Man indicted in scheme to help finance smugglers
Examiner.com
Jan 23, 2008 7:23 PM AP
PHOENIX (Map, News) – A Scottsdale man has been indicted on 80 counts of money laundering and other crimes that officials say financed human smugglers and drug dealers.
Bruce Dennis Love, 50, who ran businesses in Phoenix and Mesa that offered money wire transfers, was named in a grand jury indictment issued Tuesday, the Attorney General's Office said.
Investigators said family members of illegal immigrants would wire money to Love's stores to pay smugglers to take them to particular destinations.
Smugglers or their human cargo would pick up the cash at Love's stores, and he received a fee on each transaction, investigators said.

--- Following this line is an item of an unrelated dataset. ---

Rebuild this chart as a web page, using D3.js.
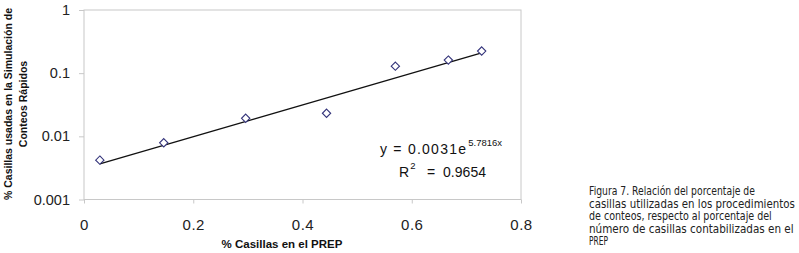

Two other men suspected in the 4-year-old, $56.8 million money-laundering scheme were also indicted. Their names have been withheld because they have not been served with the indictment, said Andrea Esquer, a spokeswoman for the Attorney General's Office.
The indictments shut down one of the “illegal support structures for human smugglers and drug traffickers,” said Vincent Picard, a spokesman for U.S. Immigration and Customs Enforcement, which helped in the 23-month investigation.
“This investigation hit them where it hurts,” he said.
Love ran his operation out of three locations in Phoenix and one in Mesa, which offered money transfer and check-cashing services, according to the indictment and court documents. Western Union said that Love was at one point an agent offering Western Union services but the company terminated its relationship with him in March 2006.
One of the stores was tucked into a small back room inside a Mexican butcher shop in west-central Phoenix.
As early as 2004, Love was warned by one of his store clerks that he would get in trouble for catering to his “coyote clientele,” according to a court document.
But Love told her that the “coyotes were driving his commissions,” and he demanded that such wires be paid by his cashiers, the court record said.
Love's employees estimated that 80 to 100 percent of all wire transfer transactions in his stores were intended to pay smugglers bringing illegal immigrants into the United States, according to court records.
The indictment alleged that Love and the two unidentified suspects violated state money-laundering laws by making false statements and reports, not filing suspicious-activity reports and accepting false personal identification from people receiving the wired money.
Love also was indicted on charges of conspiracy and participating in a criminal syndicate. He was arrested Friday, released on $20,000 cash bond and was ordered to surrender his passport.
He is expected to be arraigned Jan. 30.